Cependant, il n’y a pas seulement eu le fait que moins de personnes que prévu ont participé aux tests à grande échelle. Les Laboratoires réunis ont également pratiqué un “pooling” en mettant en commun les prélèvements de quatre personnes contactées par invitation pour les soumettre à un seul test PCR en laboratoire. Lorsque le résultat de ce test était négatif, trois tests PCR avaient donc été économisés. C’était différent pour les prélèvements des patients malades qui allaient se faire tester avec une prescription médicale. Dans ce cas-là, chaque prélèvement faisait l’objet d’un test PCR en laboratoire. La Cour des Comptes estime que les calculs des Laboratoires réunis ne tiennent pas compte des économies réalisées grâce à ce pooling. Pour les trois phases du LST, le laboratoire a facturé au total environ 100 millions d’euros pour les tests PCR. Selon la Cour des Comptes, si l’on prend en compte le pooling, ce serait en fait environ 41 millions d’euros, soit près de 60 millions de moins.
Avec leurs sous-traitants, les Laboratoires réunis ont effectivement mis en place des stations de tests et se sont tenus prêts à effectuer une capacité maximale de tests. Mais si on regarde leurs bilans, on constate que leur marge bénéficiaire est passée d’environ 4% en 2019 à plus de 18% en 2021. Les Laboratoires réunis ont donc gagné de l’argent bien au-delà de la moyenne, ce qui est leur objectif en tant que société commerciale.

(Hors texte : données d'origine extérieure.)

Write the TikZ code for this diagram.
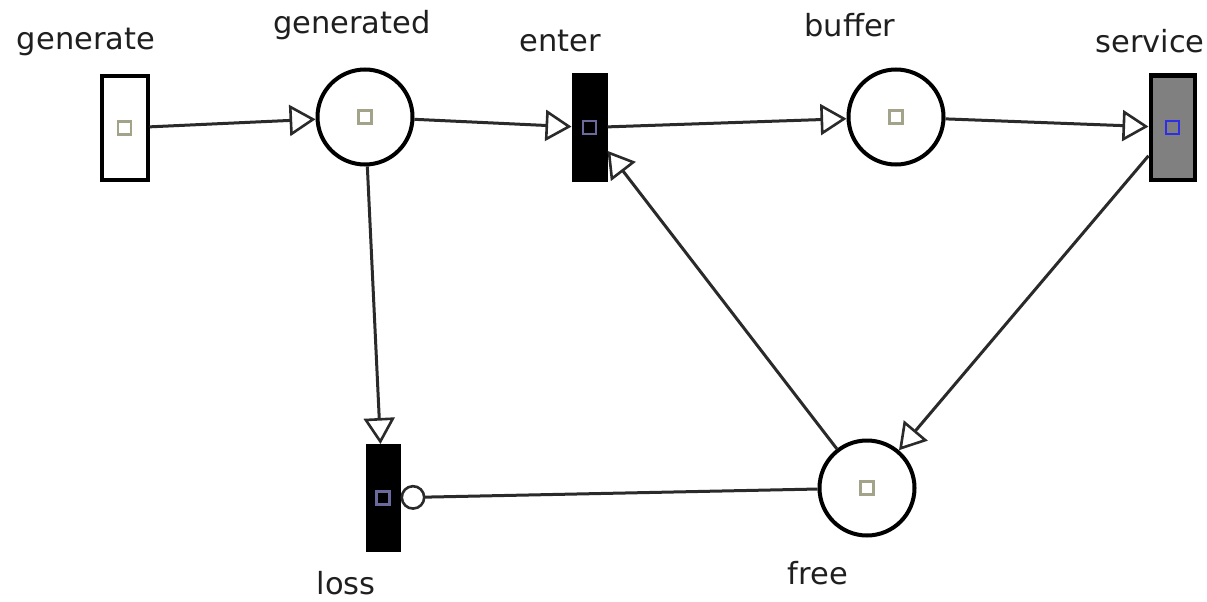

Dans le rapport, la direction de la Santé ne commente pas la manière dont ont été décidées les pénalités pour non-respect des indicateurs de performance. Lors de la deuxième phase, par exemple, près de deux millions d’euros de pénalités étaient dus, qui ont ensuite été réduits à environ 270.000 euros. Une explication possible est que les exigences relatives aux tests à grande échelle et celles relatives aux tests sur les malades avec prescription médicale se sont contredites à un moment donné. Les indicateurs de performance du dépistage à grande échelle prévoyaient notamment que les résultats devaient être disponibles dans un bref délai. Mais lorsque le nombre d’infections a augmenté, plus de patients malades munis d’une ordonnance médicale ont dû se faire tester. Ces derniers étaient prioritaires par rapport aux invités au LST. Il est possible que cela ait conduit à ce que les délais du dépistage à grande échelle n’aient pas pu être respectés. Cela a en effet été pris en compte dans la troisième phase: si le nombre d’infections dépassait un certain seuil, le délai pour les résultats du LST était plus long.
La Cour des Comptes reproche aux organisateurs de la première phase du LST un “saucissonnage” des dépenses. En effet, le Haut-Commissariat à la protection nationale a fait don au programme de tests PCR d’une valeur de plusieurs millions d’euros. En conséquence, le projet est resté en dessous du seuil des 40 millions d’euros, dont le financement nécessite une loi spéciale.
Abstraction faite de l’appel d’offres pour la deuxième phase, qui a été annulé, la Cour des Comptes estime qu’il y avait suffisamment de temps pour soumettre la troisième phase à un appel d’offres. Mais cela n’a pas été fait. A la place, il y a eu à nouveau un contrat avec les Laboratoires réunis.